I have lived alone for way too long and maybe that is why every small relationship matters to me. People who have known me for ages or people who have known me just for months think that they know everything about me. Maybe they do; maybe they think do or maybe they just do not get it. I am going through a stage where I have suddenly, in the last 4 months gotten close to a few people. However it is not at all necessary that they feel the same way. They have their lives and their friends and family to deal with whereas I am wondering what it is that has made me so attached to these few people and what is it I crave or want from them.

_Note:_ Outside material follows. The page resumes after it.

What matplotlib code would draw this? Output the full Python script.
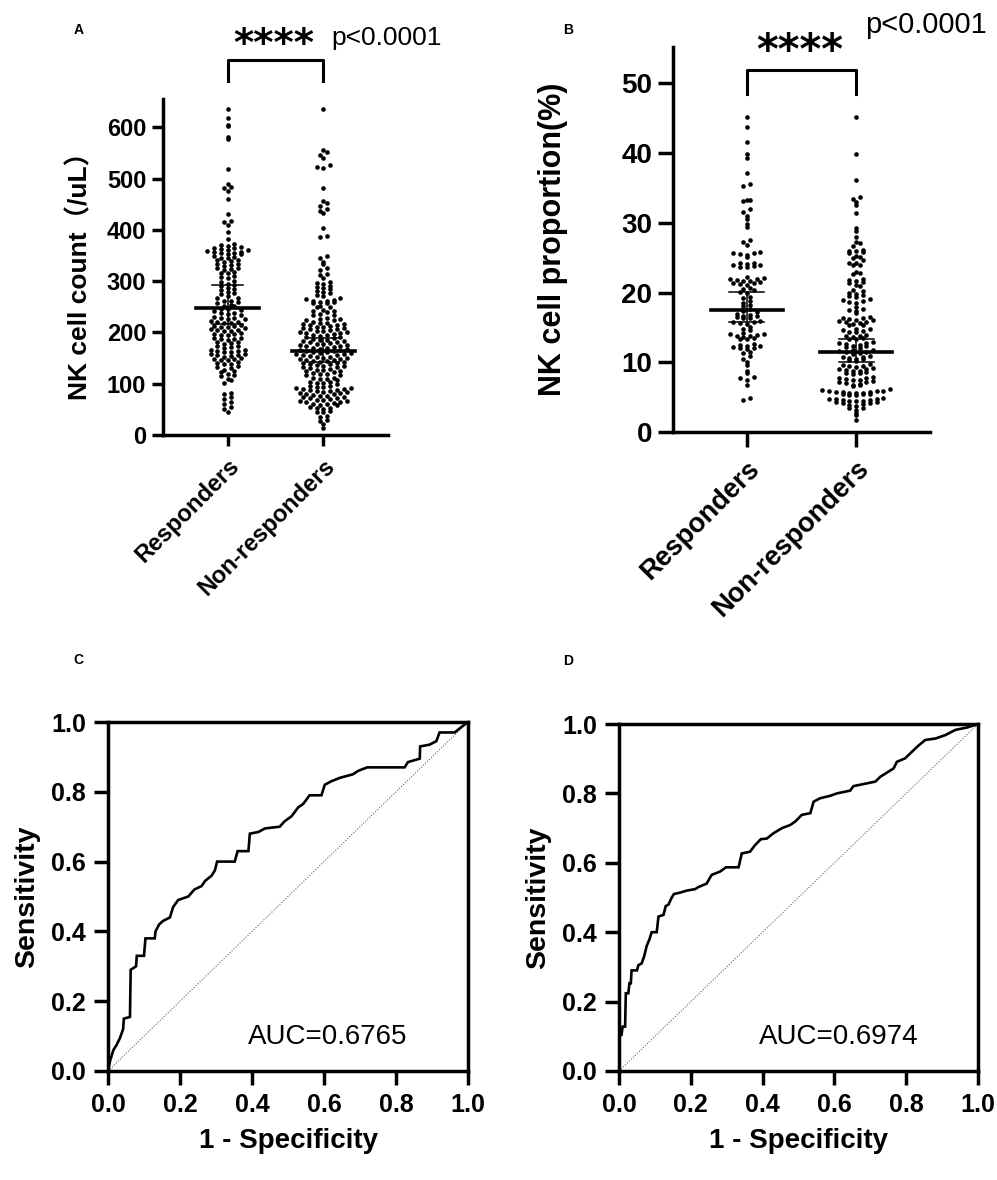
"""NK cell count / proportion dot plots and ROC curves"""

import numpy as np
import matplotlib
matplotlib.use('Agg')
import matplotlib.pyplot as plt

plt.rcParams['font.family'] = ['Liberation Sans', 'Noto Sans CJK SC', 'DejaVu Sans']

W, H = 997, 1180

groups = ['Responders', 'Non-responders']

# panel A: NK cell count (/uL)
a_resp = [636, 617, 605, 602, 581, 577, 518, 490, 484, 481, 475, 461, 430, 417, 416, 410, 396, 382,
          373, 371, 369, 367, 365, 364, 363, 361, 360, 359, 357, 356, 355, 354, 353, 352,
          349, 347, 346, 345, 342, 341, 339, 338, 334, 333, 331, 330, 326, 325, 323, 322,
          318, 316, 315, 310, 308, 307, 301, 299, 294, 292, 291, 286, 284, 283, 278, 276, 275,
          270, 268, 267, 262, 261, 259, 258, 254, 252, 251, 246, 245, 243, 242, 238, 237, 235, 234,
          230, 229, 228, 227, 226, 222, 221, 220, 219, 218, 214, 213, 212, 211, 210, 209,
          206, 205, 204, 203, 202, 198, 197, 196, 195, 194, 190, 189, 188, 187, 186,
          182, 181, 179, 178, 174, 173, 171, 170, 166, 165, 164, 163, 162, 161,
          158, 157, 156, 155, 154, 153, 150, 149, 148, 147, 146, 142, 141, 139, 138,
          134, 132, 131, 126, 124, 123, 118, 116, 115, 110, 107, 101, 82, 79, 74, 71, 64, 61, 54, 51, 45]
a_non = [636, 555, 551, 546, 540, 527, 523, 520, 481, 457, 452, 446, 440, 436, 432, 403, 388, 386,
         348, 345, 338, 334, 325, 322, 314, 311, 306, 298, 296, 294, 290, 288, 286, 285, 280, 278, 276,
         272, 270, 268, 266, 264, 262, 261, 260, 259, 258, 257, 252, 250, 249, 244, 242, 241, 240,
         236, 234, 233, 228, 227, 226, 225, 224, 220, 219, 218, 217, 216, 215, 214, 213,
         211, 210, 209, 208, 207, 206, 205, 203, 202, 201, 200, 199, 198, 197,
         195, 194, 193, 192, 191, 190, 187, 186, 185, 184, 183, 182, 181,
         179, 178, 177, 176, 175, 174, 173, 172, 170, 169, 168, 167, 166, 165, 164, 163,
         162, 161, 160, 159, 158, 157, 156, 155, 154, 153, 152, 151, 150, 149, 148, 147, 146,
         145, 144, 143, 142, 141, 140, 139, 138, 136, 135, 134, 133, 132, 131,
         128, 127, 126, 125, 124, 123, 120, 119, 118, 117, 116, 112, 111, 110, 109, 108,
         104, 103, 102, 101, 100, 96, 95, 94, 93, 92, 91, 90, 89,
         88, 87, 86, 85, 84, 83, 82, 81, 80, 79, 78, 77, 76, 75, 74, 73, 72,
         70, 69, 68, 67, 66, 65, 64, 62, 61, 60, 59, 58, 54, 53, 52, 51, 46, 45, 44, 38, 36, 30, 28, 22, 14]
a_median = [247, 163.5]
a_ci_low = [217, 143]
a_ci_high = [293, 190]

# panel B: NK cell proportion (%)
b_resp = [45.1, 43.8, 41.6, 39.9, 39.3, 37.1, 35.6, 35.3, 33.3, 33.2, 33.1, 32.0, 31.6, 30.9, 30.6,
          29.8, 29.4, 27.5, 27.3, 26.8, 25.8, 25.7, 25.6, 25.5, 25.4, 25.1, 24.3, 24.2, 24.1, 24.0,
          23.9, 23.8, 23.7, 23.6, 22.2, 22.1, 22.0, 21.9, 21.8, 21.7, 21.6, 21.5, 21.4, 21.3, 21.2, 21.1,
          20.6, 20.5, 20.3, 20.1, 20.0, 19.4, 19.2, 18.8, 18.5, 18.2, 18.0, 17.7, 17.4, 17.2,
          16.9, 16.8, 16.7, 16.6, 16.5, 16.4, 16.3, 15.9, 15.8, 15.7, 15.6, 15.5, 15.0, 14.8, 14.6,
          14.2, 14.1, 14.0, 13.9, 13.8, 13.7, 13.6, 13.5, 13.4, 13.3,
          12.6, 12.5, 12.4, 12.3, 12.2, 12.1, 12.0, 11.9, 11.4, 11.3, 10.9, 10.5, 10.0, 9.6,
          8.8, 8.5, 7.9, 7.7, 7.4, 6.7, 4.9, 4.6]
b_non = [45.2, 39.8, 36.2, 33.7, 33.4, 33.0, 32.6, 31.4, 29.3, 28.8, 27.9, 27.2, 27.1, 26.6,
         26.1, 26.0, 25.9, 25.8, 25.6, 25.3, 25.1, 24.9, 24.6, 24.3, 24.2, 24.0, 23.9,
         23.0, 22.8, 22.6, 22.0, 21.8, 21.7, 21.5, 21.3, 21.1, 20.9,
         20.4, 20.2, 20.0, 19.8, 19.6, 19.5, 19.3, 19.1, 18.9, 18.8, 18.6, 18.5,
         17.9, 17.7, 17.5, 17.3, 17.1, 16.5, 16.4, 16.3, 16.2, 16.1, 16.0, 15.9, 15.8, 15.7, 15.6,
         15.5, 15.4, 15.3, 14.8, 14.7, 14.6, 14.5, 14.4, 14.3, 13.9, 13.8, 13.7, 13.6, 13.5, 13.4, 13.3,
         12.9, 12.8, 12.7, 12.6, 12.5, 12.4, 12.3, 12.2, 12.1, 11.8, 11.7, 11.6, 11.5, 11.4, 11.3, 11.2,
         10.9, 10.8, 10.7, 10.6, 10.5, 10.4, 10.3, 10.2,
         9.7, 9.6, 9.5, 9.4, 9.3, 9.2, 9.1, 9.0, 8.9, 8.8, 8.7, 8.6, 8.5, 8.4, 8.3,
         7.9, 7.8, 7.7, 7.6, 7.5, 7.4, 7.3, 7.2, 7.1, 7.0, 6.9, 6.8, 6.7, 6.6,
         6.1, 6.0, 5.95, 5.9, 5.85, 5.8, 5.75, 5.7, 5.65, 5.6, 5.55, 5.5, 5.45, 5.4, 5.35, 5.3,
         4.9, 4.8, 4.75, 4.7, 4.65, 4.6, 4.5, 4.45, 4.4, 4.3, 4.25, 4.2, 4.1, 4.0,
         3.9, 3.7, 3.5, 3.4, 3.2, 2.7, 2.4, 1.7]
b_median = [17.5, 11.5]
b_ci_low = [15.7, 10.1]
b_ci_high = [20.1, 13.4]

# panels C and D: ROC curves
roc_c_fpr = [0.0, 0.006, 0.015, 0.024, 0.033, 0.042, 0.044, 0.061, 0.063, 0.078, 0.08, 0.10, 0.104,
             0.13, 0.132, 0.142, 0.153, 0.172, 0.181, 0.195, 0.223, 0.24, 0.26, 0.27, 0.288, 0.297,
             0.303, 0.352, 0.36, 0.39, 0.394, 0.418, 0.436, 0.477, 0.49, 0.51, 0.528, 0.542, 0.56,
             0.593, 0.602, 0.62, 0.644, 0.68, 0.695, 0.72, 0.824, 0.833, 0.866, 0.867, 0.893, 0.912,
             0.921, 0.963, 0.981, 1.0]
roc_c_tpr = [0.0, 0.03, 0.06, 0.075, 0.094, 0.12, 0.15, 0.155, 0.29, 0.30, 0.33, 0.33, 0.38,
             0.38, 0.40, 0.42, 0.43, 0.44, 0.47, 0.49, 0.50, 0.52, 0.53, 0.545, 0.56, 0.575,
             0.60, 0.60, 0.63, 0.63, 0.68, 0.685, 0.695, 0.70, 0.715, 0.73, 0.755, 0.765, 0.79,
             0.79, 0.82, 0.83, 0.84, 0.85, 0.86, 0.87, 0.87, 0.885, 0.895, 0.93, 0.935, 0.945,
             0.97, 0.97, 0.985, 1.0]
roc_d_fpr = [0.0, 0.001, 0.007, 0.01, 0.017, 0.019, 0.026, 0.029, 0.033, 0.035, 0.05, 0.054, 0.063,
             0.07, 0.077, 0.085, 0.091, 0.105, 0.11, 0.124, 0.13, 0.138, 0.147, 0.153, 0.17, 0.189,
             0.212, 0.221, 0.244, 0.258, 0.282, 0.298, 0.333, 0.342, 0.365, 0.379, 0.395, 0.412,
             0.43, 0.454, 0.477, 0.491, 0.509, 0.533, 0.542, 0.56, 0.588, 0.607, 0.644, 0.653,
             0.691, 0.714, 0.728, 0.751, 0.765, 0.774, 0.797, 0.811, 0.83, 0.853, 0.881, 0.909,
             0.937, 0.97, 1.0]
roc_d_tpr = [0.0, 0.104, 0.104, 0.128, 0.128, 0.224, 0.224, 0.253, 0.253, 0.29, 0.29, 0.305, 0.31,
             0.33, 0.36, 0.38, 0.40, 0.40, 0.445, 0.45, 0.475, 0.48, 0.50, 0.51, 0.514, 0.52,
             0.524, 0.53, 0.54, 0.565, 0.575, 0.587, 0.587, 0.627, 0.632, 0.651, 0.668, 0.67,
             0.685, 0.70, 0.709, 0.719, 0.738, 0.743, 0.776, 0.786, 0.793, 0.80, 0.808, 0.821,
             0.829, 0.834, 0.848, 0.863, 0.872, 0.891, 0.901, 0.915, 0.934, 0.954, 0.958, 0.968,
             0.983, 0.99, 1.0]
auc_c = 0.6765
auc_d = 0.6974

fig = plt.figure(figsize=(W / 100, H / 100), dpi=100)


def px_axes(left, top, right, bottom):
    return fig.add_axes([left / W, 1 - bottom / H, (right - left) / W, (bottom - top) / H])


def fig_text(x, y, s, **kw):
    return fig.text(x / W, 1 - y / H, s, **kw)


def swarm_x(vals, pos, ax, row_px=4.3, gap_px=6.8):
    # GraphPad-like rows: points falling in the same row are spread sideways
    vals = np.asarray(vals, float)
    bb = ax.get_position()
    ylo, yhi = ax.get_ylim()
    xlo, xhi = ax.get_xlim()
    per_y = (yhi - ylo) / (bb.height * H)
    per_x = (xhi - xlo) / (bb.width * W)
    rows = np.floor(vals / (row_px * per_y)).astype(int)
    xs = np.full(len(vals), float(pos))
    for r in np.unique(rows):
        idx = np.where(rows == r)[0]
        n = len(idx)
        offs = (np.arange(n) - (n - 1) / 2.0) * gap_px * per_x
        offs = offs[np.argsort(np.abs(offs), kind='stable')]
        order = idx[np.argsort(vals[idx])]
        xs[order] = pos + offs
    return xs


def dot_panel(ax, data, med, lo, hi, ylim, yticks, tick_fs, lab_fs, tick_len):
    ax.set_xlim(-0.675, 1.675)
    ax.set_ylim(*ylim)
    for i, vals in enumerate(data):
        ax.scatter(swarm_x(vals, i, ax), vals, s=11, color='black', linewidths=0, zorder=3)
        ax.plot([i - 0.33, i + 0.33], [med[i], med[i]], color='black', lw=2.6, zorder=4)
        ax.plot([i - 0.16, i + 0.16], [lo[i], lo[i]], color='black', lw=1.1, zorder=4)
        ax.plot([i - 0.16, i + 0.16], [hi[i], hi[i]], color='black', lw=1.1, zorder=4)
        ax.plot([i, i], [lo[i], hi[i]], color='black', lw=1.1, zorder=4)
    for s in ['top', 'right']:
        ax.spines[s].set_visible(False)
    for s in ['left', 'bottom']:
        ax.spines[s].set_linewidth(2.5)
    ax.set_yticks(yticks)
    ax.set_xticks([0, 1])
    ax.set_xticklabels(groups, rotation=45, ha='right', rotation_mode='anchor',
                       fontsize=lab_fs, fontweight='bold')
    ax.tick_params(axis='both', width=2.5, length=tick_len, direction='out')
    ax.tick_params(axis='y', labelsize=tick_fs, pad=4)
    ax.tick_params(axis='x', pad=6)
    for t in ax.get_yticklabels():
        t.set_fontweight('bold')


def roc_panel(ax, fpr, tpr, auc):
    ax.plot([0, 1], [0, 1], color='#666666', lw=0.8, ls=(0, (1, 1.5)))
    ax.plot(fpr, tpr, color='black', lw=1.9, solid_joinstyle='miter')
    ax.set_xlim(0, 1)
    ax.set_ylim(0, 1)
    ticks = [0.0, 0.2, 0.4, 0.6, 0.8, 1.0]
    ax.set_xticks(ticks)
    ax.set_yticks(ticks)
    ax.set_xticklabels(['%.1f' % t for t in ticks], fontsize=18, fontweight='bold')
    ax.set_yticklabels(['%.1f' % t for t in ticks], fontsize=18, fontweight='bold')
    ax.tick_params(axis='both', width=2.5, length=10, direction='out', pad=6)
    for s in ax.spines.values():
        s.set_linewidth(2.5)
    ax.set_xlabel('1 - Specificity', fontsize=20, fontweight='bold', labelpad=8)
    ax.set_ylabel('Sensitivity', fontsize=20.5, fontweight='bold', labelpad=8)
    ax.text(0.39, 0.097, 'AUC=%.4f' % auc, transform=ax.transData, fontsize=20,
            ha='left', va='center')


# ---- A ----
axA = px_axes(163, 99, 388, 435)
dot_panel(axA, [a_resp, a_non], a_median, a_ci_low, a_ci_high, (0, 655),
          [0, 100, 200, 300, 400, 500, 600], 17, 17, 8)
fig_text(80, 269, 'NK cell count（/uL）', rotation=90, fontsize=19, fontweight='bold',
         ha='center', va='center')
axA.plot([0, 0, 1, 1], [691, 731, 731, 691], color='black', lw=2.2, clip_on=False)
fig_text(274, 56, '****', fontsize=28, fontweight='bold', ha='center', va='baseline',
         family='DejaVu Sans')
fig_text(331, 45, 'p<0.0001', fontsize=19, ha='left', va='baseline')
fig_text(79, 30, 'A', fontsize=10, fontweight='bold', ha='center', va='center')

# ---- B ----
axB = px_axes(673, 47, 930, 432)
dot_panel(axB, [b_resp, b_non], b_median, b_ci_low, b_ci_high, (0, 55.2),
          [0, 10, 20, 30, 40, 50], 20, 19.5, 11)
fig_text(553, 239, 'NK cell proportion(%)', rotation=90, fontsize=22, fontweight='bold',
         ha='center', va='center')
axB.plot([0, 0, 1, 1], [48.4, 51.9, 51.9, 48.4], color='black', lw=2.2, clip_on=False)
fig_text(800, 64, '****', fontsize=30, fontweight='bold', ha='center', va='baseline',
         family='DejaVu Sans')
fig_text(865, 33, 'p<0.0001', fontsize=21, ha='left', va='baseline')
fig_text(568, 30, 'B', fontsize=10, fontweight='bold', ha='center', va='center')

# ---- C ----
axC = px_axes(108, 722, 468, 1071)
roc_panel(axC, roc_c_fpr, roc_c_tpr, auc_c)
fig_text(78, 660, 'C', fontsize=10, fontweight='bold', ha='center', va='center')

# ---- D ----
axD = px_axes(619, 724, 978, 1071)
roc_panel(axD, roc_d_fpr, roc_d_tpr, auc_d)
fig_text(568, 661, 'D', fontsize=10, fontweight='bold', ha='center', va='center')

fig.savefig('out.png', dpi=100)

Obviously like everyone my age; my insecurities are making me hold me onto things which were never meant to be. Maybe I should just learn to be happy with what I have and let go of the things that are just not meant to be. Is it possible or is it going to be hard? Guess only I can deal with the answers to these questions. I have tried to break ties off completely with people who have pretended to be my friends and well-wishers but it just does not happen because in this whole case I am the one who needs them more then they need me (trust me this is not just a statement but it is reality). They also need me; but only at times when they have no one around them. I need them always. “ALWAYS” cannot be defined more specifically since the word says it all. I wake up with a hope that one of them would remember to wish me and go to bed only once I know that the ones who matter to me are happy about how their day had been. What about my happiness? Happiness is what you want it to be. You can be happy by just eating an ice-cream or chocolate. You can be happy by doing what you like doing best. So why does “Happiness” have to be linked with how other human beings feel or what others go through?

While I am here sulking about not having any attention from the people who mean the world to me, one of them is watching movies with a friend, the other one is having a gala time with family; one is busy getting ready to go out for dinner with friends…and so on and so forth. But no one seems to care about what I’m doing. It is not because I do not have friends or family; it is more because I want few particular friends to be with me and not just physically but mentally too. Sounds like I am all selfish by wanting people around me all the time but then but then what are friends for if they do not understand the feelings without having to spell it out. I know men can be very bad at expressing how they feel or what they want…but then at the end of the day they are people too and they should know that there is always a reaction to what they say and do. Maybe that is also too much of an expectation; maybe they cannot handle so much attention without having a valid reason. I recently read a blog where one of my friend’s managed to capture how men are different from women (at least to a large extent on how they handle emotions) and I agree with every word written. In the end of the day I have learnt a lesson; “Happiness” is something that comes from within and should not be linked to useless people who have no time to care or understand about your feelings since they have their own saga to deal with.

I end this blog with a thought…

"Love is not about finding the right person, but creating a right relationship. It's not about how much love you have in the beginning but how much love you build till the end." –- Author Unknown.

PS: This blog has been edited and reviewed before it got published.